Nos meus textos, você pode encontrar um conto chamado: Filho do demônio. Eu escrevi esse conto semana passada, e a repercussão que ele deu aqui no site e em outros lugares foi muito positiva, gerando muitos elogios, discussões, sugestões... Hoje eu estava discutindo com meu pai sobre quem poderia ser o assassino, com base no parágrafo do epílogo do conto, e no meio da discussão, ele falou que dava para enriquecer a história com detalhes, e colocar mais o assassino na trama, armando contra Demétrio, usando-o, e eu respondi que, para isso, teria que fazer outra história, com outra forma. Na mesma hora eu peguei uma folha de caderno e um lápis, e comecei a escrever. O trecho que se segue foi o que deu para digitalizar hoje, e espero que num futuro breve, publique aqui a última parte. Para quem leu o conto, a história não é a mesma, mas é baseada naquela, contada de um ponto de vista diferente, com algumas mudanças nas personagens e suas histórias de vida, e é claro, num vou dizer o resultado da discussão acerca do assassino. Boa leitura.

Canela, 1952

Demétrio nasceu num prostíbulo, sob o cheiro de charuto e orgia. A tênue luz avermelhada e a densa fumaça não impediam que a feiúra do recém-nascido pudesse ser vista: um bebê magro; de pele pálida, quase gris; os dedos deformados, assim como as outras extremidades do seu corpo; e uma marca no lado direito de sua face, como que uma cicatriz de queimadura.

A má formação do bebê se devia a uma doença que a mãe contraíra há anos, em uma das sua sessões de terapia anti-stress, no cabaré; embora suas colegas, doutoras da cópula, atribuíssem os defeitos do seu filho a algum castigo divino, próprios de quem vive do pior dos pecados, o de usar o ser humano como um objeto para seu mero prazer.

O pequeno bebê passava o dia no trabalho de sua mãe, dentro de alguma caixa que lhe servia de berço tomando leite de alguma cabra magra que havia no quintal e, na maior parte do tempo, chorando, até sua mãe acalentá-lo, entra um cliente e outro.

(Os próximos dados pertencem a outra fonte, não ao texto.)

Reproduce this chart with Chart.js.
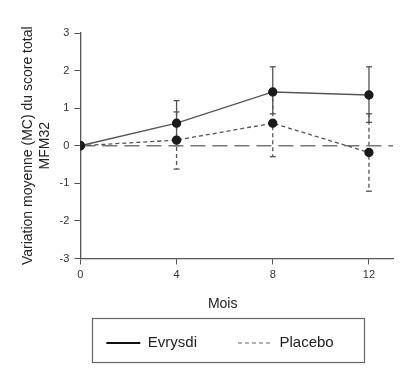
<!DOCTYPE html>
<html><head><meta charset="utf-8">
<script src="https://cdn.jsdelivr.net/npm/chart.js@4/dist/chart.umd.min.js"></script>
<style>html,body{margin:0;padding:0;background:#fff}#wrap{width:414px;height:381px}</style>
</head><body><div id="wrap"><canvas id="c" width="414" height="381"></canvas></div>
<script>
const months = [0, 4, 8, 12];
const xTicks = [0, 4, 8, 12];
const evrysdi = [0, 0.6, 1.43, 1.35];
const evrysdiUpper = [0, 1.2, 2.1, 2.1];
const evrysdiLower = [0, 0.0, 0.85, 0.62];
const placebo = [0, 0.15, 0.6, -0.18];
const placeboUpper = [0, 0.9, 1.45, 0.85];
const placeboLower = [0, -0.62, -0.29, -1.21];
const refLine = [0, 0];
const refX = [0, 13];
const seriesNames = ['Evrysdi', 'Placebo'];
const yTitle = ['Variation moyenne (MC) du score total', 'MFM32'];
const xTitle = 'Mois';

const FONT = 'Liberation Sans, Arial, sans-serif';

const errs = [
  {vals: evrysdi, up: evrysdiUpper, lo: evrysdiLower, dash: []},
  {vals: placebo, up: placeboUpper, lo: placeboLower, dash: [4, 3]}
];

const errorBars = {
  id: 'errorBars',
  beforeDatasetsDraw(chart) {
    const ctx = chart.ctx, xs = chart.scales.x, ys = chart.scales.y;
    ctx.save();
    ctx.strokeStyle = '#555';
    ctx.lineWidth = 1.3;
    errs.forEach(e => {
      ctx.setLineDash(e.dash);
      months.forEach((m, i) => {
        if (e.up[i] === e.lo[i]) return;
        const x = xs.getPixelForValue(m);
        const yu = ys.getPixelForValue(e.up[i]);
        const yl = ys.getPixelForValue(e.lo[i]);
        ctx.beginPath(); ctx.moveTo(x, yu); ctx.lineTo(x, yl); ctx.stroke();
      });
      ctx.setLineDash([]);
      months.forEach((m, i) => {
        if (e.up[i] === e.lo[i]) return;
        const x = xs.getPixelForValue(m);
        [e.up[i], e.lo[i]].forEach(v => {
          const y = ys.getPixelForValue(v);
          ctx.beginPath(); ctx.moveTo(x - 3, y); ctx.lineTo(x + 3, y); ctx.stroke();
        });
      });
    });
    ctx.restore();
  }
};

const layoutTweak = {
  id: 'layoutTweak',
  afterLayout(chart) {
    const lg = chart.legend;
    if (lg) {
      const dx = 13.5, dy = -18;
      lg.left += dx; lg.right += dx;
      lg.top += dy; lg.bottom += dy;
    }
    const xs = chart.scales.x;
    if (xs && !xs._titleShifted) {
      const orig = xs.drawTitle;
      xs.drawTitle = function () {
        const ctx = this.ctx;
        ctx.save();
        ctx.translate(-14, 0);
        orig.apply(this, arguments);
        ctx.restore();
      };
      xs._titleShifted = true;
    }
  },
  afterDraw(chart) {
    const lg = chart.legend;
    if (!lg || !lg.legendHitBoxes || !lg.legendHitBoxes.length) return;
    const hb = lg.legendHitBoxes;
    const l = Math.min(...hb.map(h => h.left)) - 14;
    const r = Math.max(...hb.map(h => h.left + h.width)) + 31;
    const t = Math.min(...hb.map(h => h.top)) - 17.5;
    const b = Math.max(...hb.map(h => h.top + h.height)) + 11.5;
    const ctx = chart.ctx;
    ctx.save();
    ctx.strokeStyle = '#666';
    ctx.lineWidth = 1.2;
    ctx.strokeRect(Math.round(l) + 0.5, Math.round(t) + 0.5, Math.round(r - l), Math.round(b - t));
    ctx.restore();
  }
};

new Chart(document.getElementById('c'), {
  type: 'line',
  data: {
    datasets: [
      {label: 'ref', data: refX.map((x, i) => ({x, y: refLine[i]})), borderColor: '#777', borderWidth: 1.5, borderDash: [15, 7], pointRadius: 0, order: 3},
      {label: seriesNames[1], data: months.map((x, i) => ({x, y: placebo[i]})), borderColor: '#555', borderWidth: 1.3, borderDash: [4, 3], pointRadius: 4, pointBackgroundColor: '#1a1a1a', pointBorderColor: '#1a1a1a', order: 2},
      {label: seriesNames[0], data: months.map((x, i) => ({x, y: evrysdi[i]})), borderColor: '#555', borderWidth: 1.3, pointRadius: 4, pointBackgroundColor: '#1a1a1a', pointBorderColor: '#1a1a1a', order: 1}
    ]
  },
  options: {
    responsive: false,
    animation: false,
    layout: {padding: {left: 20, right: 21, top: 33, bottom: 2.5}},
    plugins: {
      tooltip: {enabled: false},
      legend: {
        position: 'bottom',
        labels: {
          color: '#222',
          font: {family: FONT, size: 15},
          usePointStyle: true,
          pointStyleWidth: 34,
          padding: 41,
          generateLabels() {
            return [
              {text: seriesNames[0], pointStyle: 'line', strokeStyle: '#111', lineWidth: 2, lineDash: [], fillStyle: '#111', fontColor: '#222', datasetIndex: 2},
              {text: seriesNames[1], pointStyle: 'line', strokeStyle: '#999', lineWidth: 1.3, lineDash: [4, 3], fillStyle: '#999', fontColor: '#222', datasetIndex: 1}
            ];
          }
        }
      }
    },
    scales: {
      x: {
        type: 'linear', min: 0, max: 13,
        afterBuildTicks(s) { s.ticks = xTicks.map(v => ({value: v})); },
        grid: {display: true, drawOnChartArea: false, drawTicks: true, tickLength: 6, color: '#555'},
        border: {color: '#555', width: 1.3},
        ticks: {color: '#333', font: {family: FONT, size: 11}, padding: 3.5},
        title: {display: true, text: xTitle, color: '#222', font: {family: FONT, size: 14, lineHeight: 1.2}, padding: {top: 11, bottom: 0}}
      },
      y: {
        min: -3, max: 3,
        ticks: {stepSize: 1, color: '#333', font: {family: FONT, size: 11}, padding: 5},
        grid: {display: true, drawOnChartArea: false, drawTicks: true, tickLength: 6, color: '#555'},
        border: {color: '#555', width: 1.3},
        title: {display: true, text: yTitle, color: '#222', font: {family: FONT, size: 14, lineHeight: 1.2}, padding: {top: 0, bottom: 1}}
      }
    }
  },
  plugins: [errorBars, layoutTweak]
});
</script>
</body></html>
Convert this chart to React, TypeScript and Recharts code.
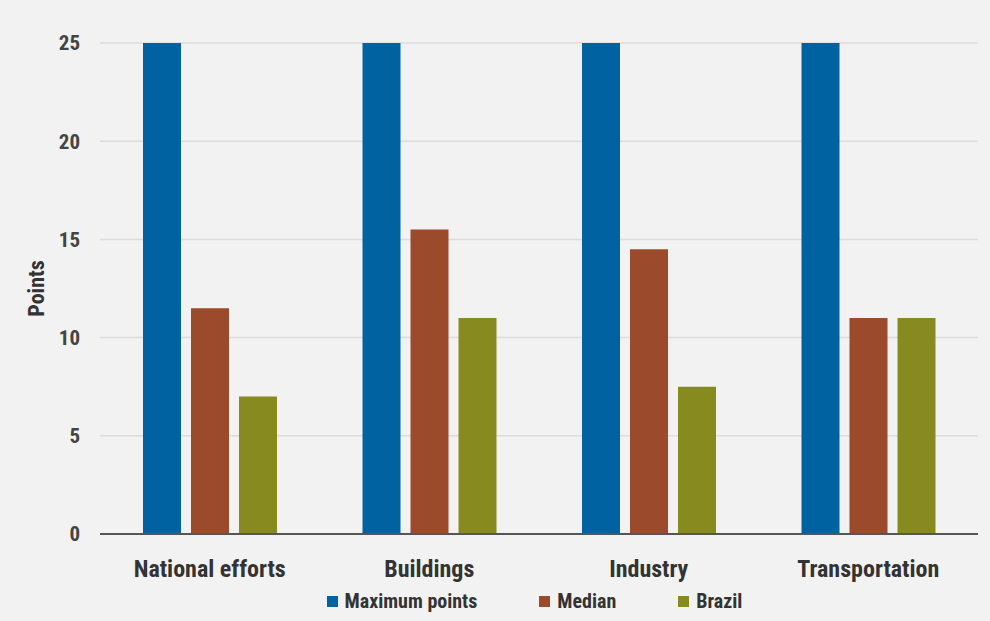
import { BarChart, Bar, XAxis, YAxis, CartesianGrid, Legend } from 'recharts';

const categories = ['National efforts', 'Buildings', 'Industry', 'Transportation'];
const maximumPoints = [25, 25, 25, 25];
const median = [11.5, 15.5, 14.5, 11];
const brazil = [7, 11, 7.5, 11];
const yTicks = [0, 5, 10, 15, 20, 25];

const data = categories.map((name, i) => ({
    name,
    max: maximumPoints[i],
    median: median[i],
    brazil: brazil[i],
}));

const FONT = '"Liberation Sans Narrow", "Roboto Condensed", "Liberation Sans", sans-serif';

const series = [
    { key: 'max', label: 'Maximum points', color: '#0062a0' },
    { key: 'median', label: 'Median', color: '#9b4a2b' },
    { key: 'brazil', label: 'Brazil', color: '#878a1f' },
];

const LegendContent = () => (
    <div style={{ display: 'flex', justifyContent: 'center', fontFamily: FONT, fontSize: 20, fontWeight: 'bold', color: '#333', paddingLeft: 91 }}>
        {series.map((s, i) => (
            <div key={s.key} style={{ display: 'flex', alignItems: 'center', marginRight: i < 2 ? 62 : 0 }}>
                <span style={{ width: 11, height: 11, background: s.color, display: 'inline-block', marginRight: 7 }} />
                {s.label}
            </div>
        ))}
    </div>
);

const App = () => {
    return (
        <div style={{ position: 'absolute', left: 0, top: 0, width: 990, height: 621, background: '#f2f2f2' }}>
            <BarChart
                width={990}
                height={621}
                data={data}
                margin={{ top: 43, right: 12, bottom: 33, left: 0 }}
                barSize={38}
                barGap={10}
            >
                <CartesianGrid vertical={false} stroke="#dcdcdc" strokeWidth={1.5} />
                <XAxis
                    dataKey="name"
                    tickLine={false}
                    axisLine={{ stroke: '#555', strokeWidth: 2 }}
                    tick={{ fontFamily: FONT, fontSize: 24, fontWeight: 'bold', fill: '#333' }}
                    tickMargin={20}
                    height={30}
                />
                <YAxis
                    domain={[0, 25]}
                    ticks={yTicks}
                    width={100}
                    tickLine={false}
                    axisLine={false}
                    tick={{ fontFamily: FONT, fontSize: 21, fontWeight: 'bold', fill: '#444' }}
                    tickMargin={14}
                    label={{
                        value: 'Points',
                        angle: -90,
                        position: 'insideLeft',
                        offset: 36,
                        style: { fontFamily: FONT, fontSize: 22, fontWeight: 'bold', fill: '#333', textAnchor: 'middle' },
                    }}
                />
                <Legend verticalAlign="bottom" content={<LegendContent />} wrapperStyle={{ bottom: 8 }} />
                {series.map((s) => (
                    <Bar key={s.key} dataKey={s.key} name={s.label} fill={s.color} isAnimationActive={false} />
                ))}
            </BarChart>
        </div>
    );
};

export default App;
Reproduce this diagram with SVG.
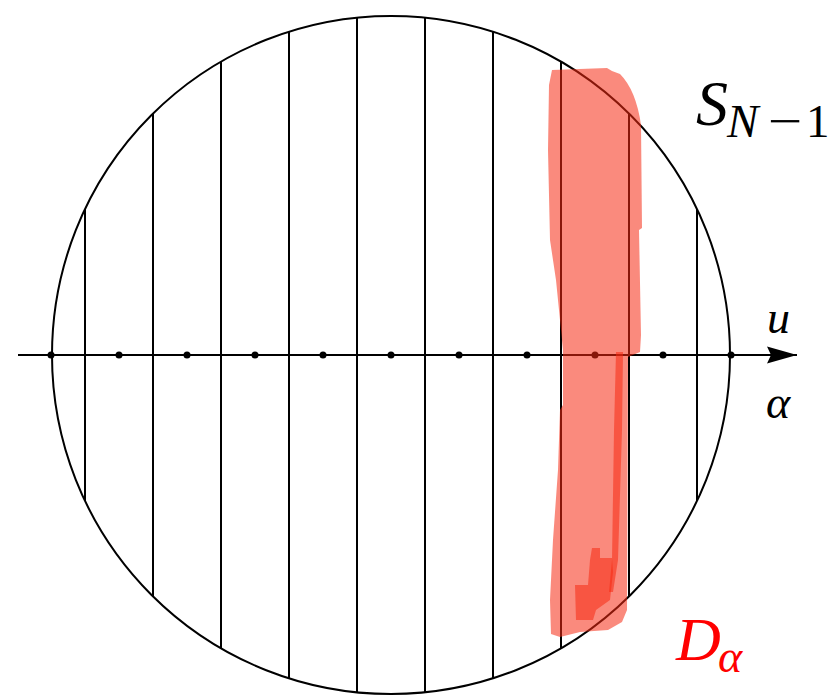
<svg xmlns="http://www.w3.org/2000/svg" width="832" height="695" viewBox="0 0 832 695">
<style>
.ln{stroke:#000;stroke-width:2;fill:none}
.dot{fill:#000}
.m{font-family:"Liberation Serif","DejaVu Serif",serif;font-style:italic;fill:#000}
.up{font-style:normal}
.hl{fill:#f52a12;fill-opacity:0.55}
</style>
<defs>
<clipPath id="cc"><circle cx="391" cy="355" r="339"/></clipPath>
<marker id="arr" markerWidth="32" markerHeight="20" refX="30" refY="9" orient="auto" markerUnits="userSpaceOnUse">
<path d="M0,0.5 L30,9 L0,17.5 L4,9 Z" fill="#000"/>
</marker>
</defs>
<rect width="832" height="695" fill="#fff"/>
<g id="sphere">
<circle cx="391" cy="355" r="339" class="ln"/>
</g>
<g id="slices" clip-path="url(#cc)">
<path class="ln" d="M85,0V695M153,0V695M221,0V695M289,0V695M357,0V695M425,0V695M493,0V695M561,0V695M629,0V695M697,0V695"/>
</g>
<g id="connectors">
<line x1="18" y1="355" x2="797" y2="355" class="ln" marker-end="url(#arr)"/>
</g>
<g id="points">
<circle cx="51" cy="355" r="3.5" class="dot"/>
<circle cx="119" cy="355" r="3.5" class="dot"/>
<circle cx="187" cy="355" r="3.5" class="dot"/>
<circle cx="255" cy="355" r="3.5" class="dot"/>
<circle cx="323" cy="355" r="3.5" class="dot"/>
<circle cx="391" cy="355" r="3.5" class="dot"/>
<circle cx="459" cy="355" r="3.5" class="dot"/>
<circle cx="527" cy="355" r="3.5" class="dot"/>
<circle cx="595" cy="355" r="3.5" class="dot"/>
<circle cx="663" cy="355" r="3.5" class="dot"/>
<circle cx="731" cy="355" r="3.5" class="dot"/>
</g>
<g id="region-D">
<path class="hl" d="M552,70 L607,68 L612,71 L620,74 Q636,90 641,125 L642,228 L639,230 L641,335 L640,352 L628,357 L627,610 L622,622 L608,630 L580,632 L560,637 L551,634 L550,600 L553,540 L558,470 L560,410 L563,405 L563,350 L560,320 L556,280 L550,240 L548,150 L549,85 Z"/>
<path class="hl" d="M616,352 L623,352 L622,430 L618,560 L613,592 L609,592 L612,560 L614,430 Z"/>
<path class="hl" d="M592,548 L600,548 L600,558 L612,558 L613,572 L610,600 L596,610 L593,620 L576,620 L575,585 L588,585 L590,560 Z"/>
</g>
<g id="labels">
<text class="m" x="696" y="125" font-size="64">S</text>
<text class="m" x="727" y="137" font-size="47">N</text>
<text class="m up" transform="translate(768,137) scale(1.3,1)" font-size="47">−</text>
<text class="m up" x="806" y="137" font-size="47">1</text>
<text class="m" x="767" y="333" font-size="46">u</text>
<text class="m" x="766" y="418" font-size="46">α</text>
<text class="m" x="676" y="660" font-size="62" style="fill:#ff0000">D</text>
<text class="m" x="718" y="672" font-size="46" style="fill:#ff0000">α</text>
</g>
</svg>
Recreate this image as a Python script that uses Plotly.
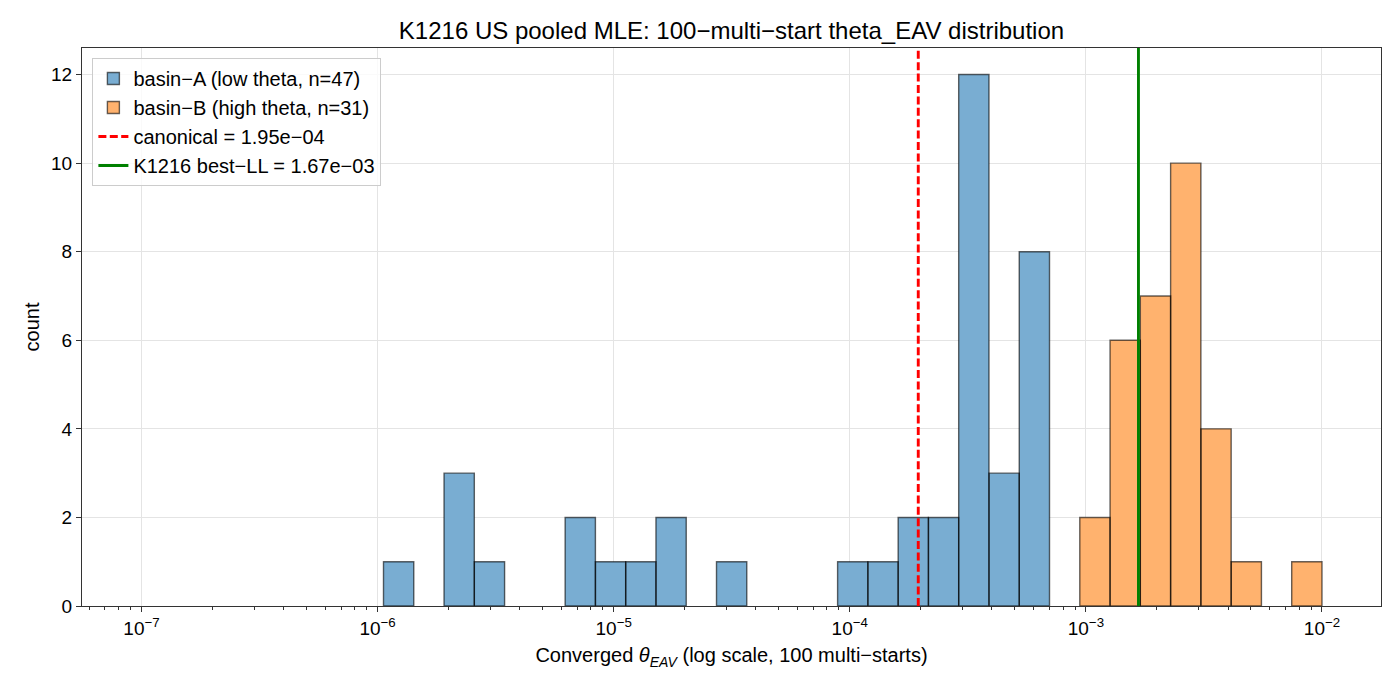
import numpy as np
import plotly.graph_objects as go

# ---- data ----
log_lo, log_hi, n_bins = -5.975, -2.0, 31          # histogram bin range (log10) and bin count
basin_a_bins = [0, 2, 3, 6, 7, 8, 9, 11, 15, 16, 17, 18, 19, 20, 21]
basin_a_counts = [1, 3, 1, 2, 1, 1, 2, 1, 1, 1, 2, 2, 12, 3, 8]
basin_b_bins = [23, 24, 25, 26, 27, 28, 30]
basin_b_counts = [2, 6, 7, 10, 4, 1, 1]
canonical = 1.95e-4
best_ll = 1.67e-3
major_exps = [-7, -6, -5, -4, -3, -2]
y_ticks = [0, 2, 4, 6, 8, 10, 12]

edges = np.logspace(log_lo, log_hi, n_bins + 1)

def polys(bins, counts):
    xs, ys = [], []
    for b, c in zip(bins, counts):
        l, r = edges[b], edges[b + 1]
        xs += [l, l, r, r, l, None]
        ys += [0, c, c, 0, 0, None]
    return xs, ys

FONT = "Liberation Sans"
FS = 20
BLUE = "rgb(121,173,210)"
ORANGE = "rgb(255,178,110)"
EDGE = "rgba(0,0,0,0.6)"
fig = go.Figure()

xa, ya = polys(basin_a_bins, basin_a_counts)
fig.add_trace(go.Scatter(x=xa, y=ya, mode="lines", fill="toself", fillcolor=BLUE,
                         line=dict(color=EDGE, width=1.4), showlegend=False,
                         legendgroup="a", hoverinfo="skip"))
xb, yb = polys(basin_b_bins, basin_b_counts)
fig.add_trace(go.Scatter(x=xb, y=yb, mode="lines", fill="toself", fillcolor=ORANGE,
                         line=dict(color=EDGE, width=1.4), showlegend=False,
                         legendgroup="b", hoverinfo="skip"))
# legend swatches (rectangles)
fig.add_trace(go.Bar(x=[None], y=[None], marker=dict(color=BLUE, line=dict(color=EDGE, width=1.4)),
                     name="basin\u2212A (low theta, n=47)", legendgroup="a"))
fig.add_trace(go.Bar(x=[None], y=[None], marker=dict(color=ORANGE, line=dict(color=EDGE, width=1.4)),
                     name="basin\u2212B (high theta, n=31)", legendgroup="b"))
fig.add_trace(go.Scatter(x=[canonical, canonical], y=[0, 12.6], mode="lines",
                         line=dict(color="red", width=2.9, dash="8px,3.4px"),
                         name="canonical = 1.95e\u221204", legendgroup="c"))
fig.add_trace(go.Scatter(x=[best_ll, best_ll], y=[0, 12.6], mode="lines",
                         line=dict(color="green", width=2.9),
                         name="K1216 best\u2212LL = 1.67e\u221203", legendgroup="d"))

minor_vals = [k * 10.0 ** e for e in range(-8, -1) for k in range(2, 10)]

fig.update_layout(
    width=1400, height=700,
    margin=dict(l=82, r=19, t=48, b=94),
    plot_bgcolor="white", paper_bgcolor="white",
    font=dict(family=FONT, size=FS, color="black"),
    title=dict(text="K1216 US pooled MLE: 100\u2212multi\u2212start theta_EAV distribution",
               x=0.5, xref="paper", xanchor="center", y=0.957, yanchor="middle",
               font=dict(size=24)),
    xaxis=dict(type="log", range=[-7.252, -1.75],
               tickvals=[10.0 ** e for e in major_exps],
               ticktext=["10<sup>\u2212%d</sup>" % (-e) for e in major_exps],
               tickfont=dict(size=19),
               ticks="outside", ticklen=5, tickwidth=1.1, tickcolor="#333",
               showline=True, linecolor="#333", linewidth=1.2, mirror=True,
               showgrid=True, gridcolor="#e4e4e4", gridwidth=1.1, zeroline=False,
               minor=dict(tickmode="array", tickvals=minor_vals, ticks="outside",
                          ticklen=3, tickwidth=1, tickcolor="#333", showgrid=False),
               title=dict(text="Converged <i>\u03b8</i><sub><i>EAV</i></sub> (log scale, 100 multi\u2212starts)",
                          font=dict(size=FS), standoff=10)),
    yaxis=dict(range=[0, 12.6], tickvals=y_ticks, tickfont=dict(size=19),
               ticks="outside", ticklen=5, tickwidth=1.1, tickcolor="#333",
               showline=True, linecolor="#333", linewidth=1.2, mirror=True,
               showgrid=True, gridcolor="#e4e4e4", gridwidth=1.1, zeroline=False,
               title=dict(text="count", font=dict(size=FS), standoff=5)),
    legend=dict(x=0.008, y=0.982, xanchor="left", yanchor="top",
                bgcolor="rgba(255,255,255,0.8)", bordercolor="#cccccc", borderwidth=1,
                font=dict(size=FS), tracegroupgap=0, traceorder="grouped"),
    showlegend=True,
    barmode="overlay",
)

fig.write_html("out.html")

Mas o choro incessante do bebê incomodava as moças e os clientes, pois “abafa a música e atrapalha o orgasmo”, como declarou um cliente assíduo daquela casa de prazeres, pai de um menino que no futuro seria a causa de sua morte, mas isso é outra história.

-Glory, venha aqui. - chamou Madame Crystal, a dona do estabelecimento. - Aquele bebê horrendo é a coisinha que você ousa chamar de filho?

Sim , senhora, é sim o meu filho. - respondeu se graça a cortesã, enquanto sua chefe a encarava, enrolando os dedos da mão destra em sua peruca ruiva, cujos cachos caíam até pouco abaixo de seus ombros, e, com a mão sinistra, segurando um cigarro aceso, que colaborava com a isalubridade daquele as esfumaçado.

-Sua criaturinha está assustando os meus clientes. - argumentou a proprietária, que largara o cigarro sobre o cinzeiro e agora ajeitava os fartos seios dentro do espartilho.

-E o que você quer que eu faça,... senhora?

-Quero que você se livre dele.

-Impossível!

-Então me livrarei de você.

-Não! Eu preciso do trabalho, tenho que sobreviver.

-É você ou seu filho.

-Não posso abandonar o meu querido, ele só tem a mim, e eu só tenho a ele.

-Ele é um monstro!

-Ele é meu filho!

-Vá embora! Rua!

A velha pegou Glory, a jogou para for a da sala, e bateu a porta. O salão principal calou-se com a cena, o piano parou de tocar “Maple Leaf Rag”, e até o bebê parou de chorar.

Sob o silêncio mórbido, a moça pegou o bebê e saiu, sempre com a cabeça abaixada. Assim que ela fechou a porta atrás de si, o piano começou a tocar “Milord”, e as conversas foram retomadas de onde pararam. Nesse momento, a jovem percebeu que sua existência era insignificante, que ela era só mais uma vagina que saciava os desejos mais animalescos daqueles homens doentes, sua ausência ou sua morte não mudariam a vida daquelas pessoas, rindo, bebendo e transando, naquele pedaço de inferno.